Unfortunately it was the stock market frenzy that marked out the 1920s and became the culprit for the depression instead of credit expansion. It is also in the current stock market boom that we see shadows lurking from the financial follies of the Roaring Twenties. By 1929 the average stock had tripled its value in only 7 years. Alarmed at the apparent inexorable rise of the market and the accompanying reckless speculation, Roger Babson, a Boston financial adviser, was warning investors in September 1929 of an imminent crash. (Babson was far from being a lone voice. Sound money men like Benjamin M. Anderson and E. C. Harwood also warned that a crash was inevitable.

In early 1929 Hayek published a number of articles in the monthly reports of the Austrian Institute of Economic Research, of which he was director, arguing that the boom only had months to run. Felix Somary, another economist in the Austrian school and Swiss banker, even warned Keynes against buying stock and predicted an impending crash.

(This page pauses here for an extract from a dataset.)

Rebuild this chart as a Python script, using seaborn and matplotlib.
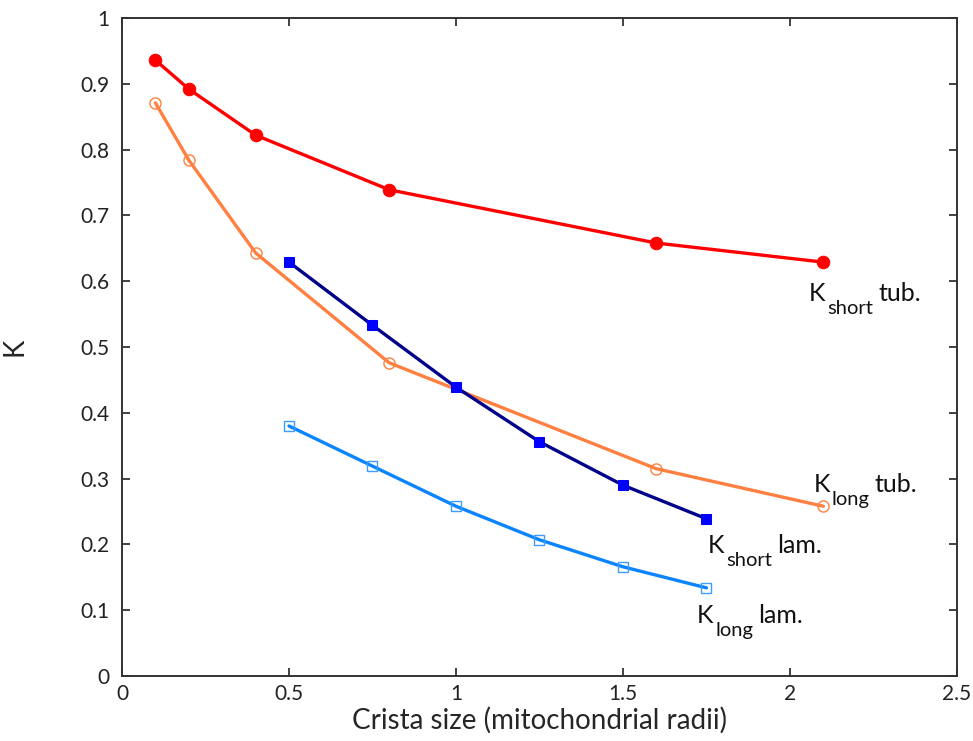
import matplotlib
matplotlib.use("Agg")
import matplotlib.pyplot as plt
from matplotlib.transforms import offset_copy
import seaborn as sns
import pandas as pd

# Data
x_tub = [0.1, 0.2, 0.4, 0.8, 1.6, 2.1]
k_short_tub = [0.936, 0.892, 0.822, 0.739, 0.658, 0.629]
k_long_tub = [0.871, 0.784, 0.643, 0.476, 0.315, 0.258]
x_lam = [0.5, 0.75, 1.0, 1.25, 1.5, 1.75]
k_short_lam = [0.629, 0.533, 0.439, 0.356, 0.290, 0.239]
k_long_lam = [0.380, 0.319, 0.258, 0.207, 0.166, 0.134]

x_ticks = [0, 0.5, 1, 1.5, 2, 2.5]
x_ticklabels = ["0", "0.5", "1", "1.5", "2", "2.5"]
y_ticks = [0, 0.1, 0.2, 0.3, 0.4, 0.5, 0.6, 0.7, 0.8, 0.9, 1.0]
y_ticklabels = ["0", "0.1", "0.2", "0.3", "0.4", "0.5", "0.6", "0.7", "0.8", "0.9", "1"]

series_labels = [("K", "short", "tub."), ("K", "long", "tub."),
                 ("K", "short", "lam."), ("K", "long", "lam.")]

sns.set_style("ticks")
plt.rcParams['font.family'] = ['Lato', 'DejaVu Sans']

fig = plt.figure(figsize=(9.73, 7.41), dpi=100)
ax = fig.add_axes([0.1254, 0.0877, 0.8581, 0.888])

lw = 2.4
sns.lineplot(x=x_tub, y=k_short_tub, ax=ax, color="#ff0000", lw=lw,
             marker="o", markersize=9, markerfacecolor="#ff0000",
             markeredgecolor="#ff0000", sort=False, estimator=None)
sns.lineplot(x=x_tub, y=k_long_tub, ax=ax, color="#ff8040", lw=lw,
             marker="o", markersize=8, markerfacecolor="none",
             markeredgecolor="#ff8040", markeredgewidth=1.0, sort=False, estimator=None)
sns.lineplot(x=x_lam, y=k_short_lam, ax=ax, color="#00008b", lw=lw,
             marker="s", markersize=7, markerfacecolor="#0000ff",
             markeredgecolor="#0000ff", sort=False, estimator=None)
sns.lineplot(x=x_lam, y=k_long_lam, ax=ax, color="#0a84ff", lw=lw,
             marker="s", markersize=6.5, markerfacecolor="none",
             markeredgecolor="#3c9cff", markeredgewidth=1.0, sort=False, estimator=None)

ax.set_xlim(0, 2.5)
ax.set_ylim(0, 1)
ax.set_xticks(x_ticks)
ax.set_xticklabels(x_ticklabels)
ax.set_yticks(y_ticks)
ax.set_yticklabels(y_ticklabels)
ax.tick_params(direction="in", length=6, width=1.2, labelsize=15, pad=9,
               top=True, right=True, colors="#222222")
ax.tick_params(axis="x", pad=6)
for s in ax.spines.values():
    s.set_visible(True)
    s.set_linewidth(1.4)
    s.set_color("#333333")
ax.set_xlabel("Crista size (mitochondrial radii)", fontsize=20, labelpad=2)
ax.set_ylabel("K", fontsize=20, labelpad=38, rotation=90)

fig.canvas.draw()
renderer = fig.canvas.get_renderer()

def sub_label(x, y, main, sub, rest, fs=18, sfs=14.5, drop=13):
    t1 = ax.text(x, y, main, fontsize=fs, va="baseline", ha="left", color="#111111")
    w1 = t1.get_window_extent(renderer).width
    t2 = ax.text(x, y, sub, fontsize=sfs, va="baseline", ha="left", color="#111111",
                 transform=offset_copy(ax.transData, fig, x=w1 + 2, y=-drop, units="dots"))
    w2 = t2.get_window_extent(renderer).width
    ax.text(x, y, rest, fontsize=fs, va="baseline", ha="left", color="#111111",
            transform=offset_copy(ax.transData, fig, x=w1 + 2 + w2 + 5, y=0, units="dots"))

label_pos = [(2.057, 0.570), (2.070, 0.280), (1.754, 0.187), (1.722, 0.080)]
for (m, s, r), (lx, ly) in zip(series_labels, label_pos):
    sub_label(lx, ly, m, s, r)

fig.savefig("out.png", dpi=100)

Keynes replied: "There will be no more crashes in our lifetime"). Convinced that the price level proved that there was no inflation, Irving Fisher argued that "stock prices have reached what looks like a permanently high plateau". In his paper Is There Inflation in the United States?, 1 September 1928, Keynes endorsed Fisher's optimism, only to admit in 1930 that he had been mistaken about inflation.

As the French journalist Alphonse Karr observed: The more things change, the more they are the same.